Hagood walks me around the Food for the Southern Soul headquarters on James Island after our conversation, showing me how the oysters are cooked, how pigs are barbequed and even where the local grits are bagged. The theme here seems to be simple and traditional, with oysters leading the pack as an ancient food source we still enjoy, particularly in the South.

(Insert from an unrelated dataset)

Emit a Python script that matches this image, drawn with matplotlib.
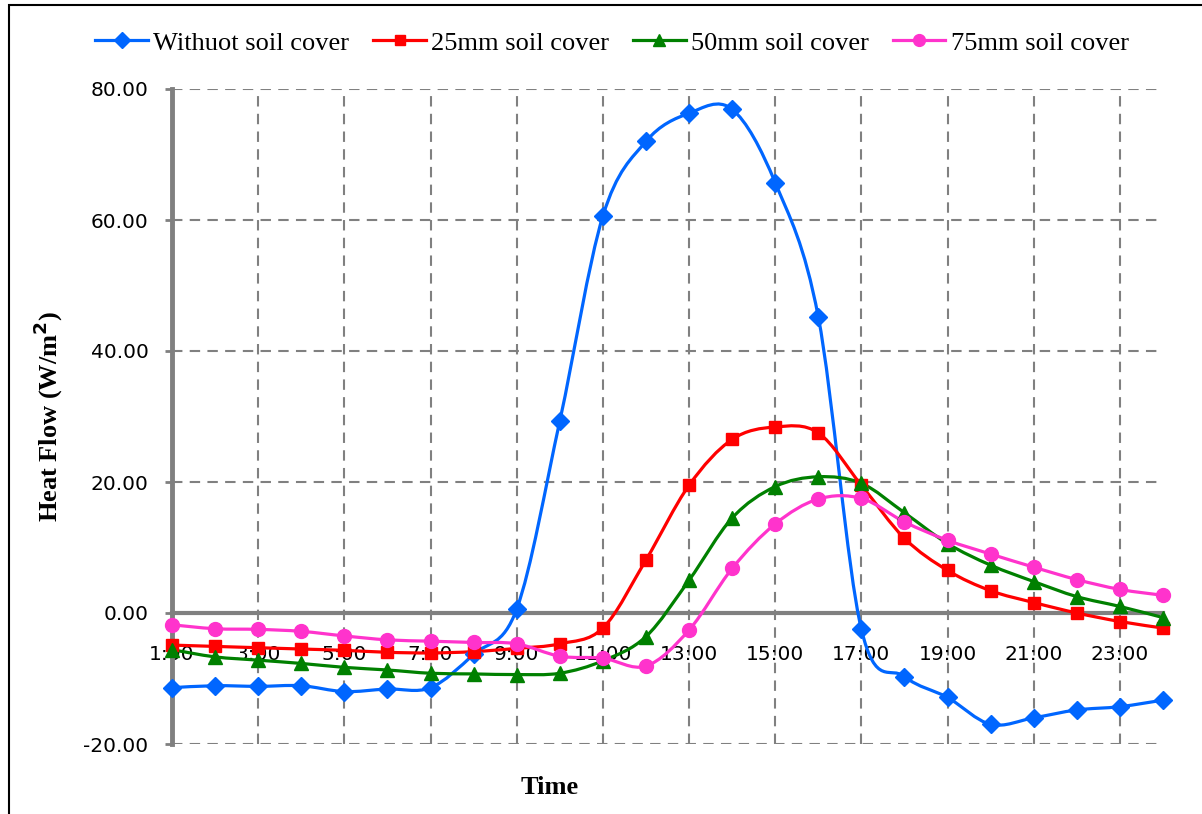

"Humans have enjoyed oysters for thousands of years," Hagood muses. "Shell rings have shown us how long it's been. In fact, if you could ask what our most indigenous food is, it's the oyster."

RECIPES
Grilled Oysters

Makes 8 servings

1 bushel of oysters, rinsed and scrubbed
8 oyster gloves
8 oyster knives
Your favorite cocktail sauce
Melted butter
Lemon wedges

1. Clean and oil the grill racks. Preheat grill on high setting with lid closed for 10 minutes.
2. Place oysters in a single layer over grill grate. Cover oysters with a wet burlap sack. As the oysters start to open, usually after about 15 minutes, remove from grill and place on table or in aluminum pans. Eat immediately. Any oysters that do not open should be discarded.

Oyster Dressing Casserole
Makes 8 servings

2 pints standard oysters, with liquid
5 cups crushed saltines
1 ¼ cups melted butter
1 ½ cups half and half
½ cup oyster liquid
1/4 cup chopped celery
1/4 cup chopped onion
1 teaspoon Worcestershire sauce
Garlic salt
Black pepper
Ground red pepper

1. Preheat oven to 350 degrees. Drain oysters well, reserving the liquid.
2. Mix cracker crumbs with melted butter. In a large buttered casserole dish, layer one-third of the crackers. Top with half the oysters, half the onions, and half the celery. Sprinkle the oysters with the garlic salt and red and black pepper.
3. Make another layer with another third of the cracker crumbs. Place the rest of the oysters, onions, and celery next. Sprinkle the spices on the oysters. Top with remaining cracker crumbs.
4. Mix together the half and half, oyster liquid, and Worcestershire sauce. Pour evenly over the casserole. If the casserole is too dry, add a little more oyster liquid.
5. Bake for 50 minutes.

Sweet Cole Slaw
Makes 8 servings

1 bag (16oz) coleslaw mix
2 tablespoons diced onion
2/3 cup creamy salad dressing
3 tablespoons vegetable oil
1/2 cup white sugar
1 tablespoon white vinegar
1/4 teaspoon salt
1/2 teaspoon poppy seeds

1. Combine the coleslaw mix and onion in a large bowl.
2. Whisk together the salad dressing, vegetable oil, sugar, vinegar, salt, and poppy seeds in a medium bowl, blend thoroughly.
3. Pour dressing mixture over coleslaw mix and toss to coat. Chill 2 hours before serving.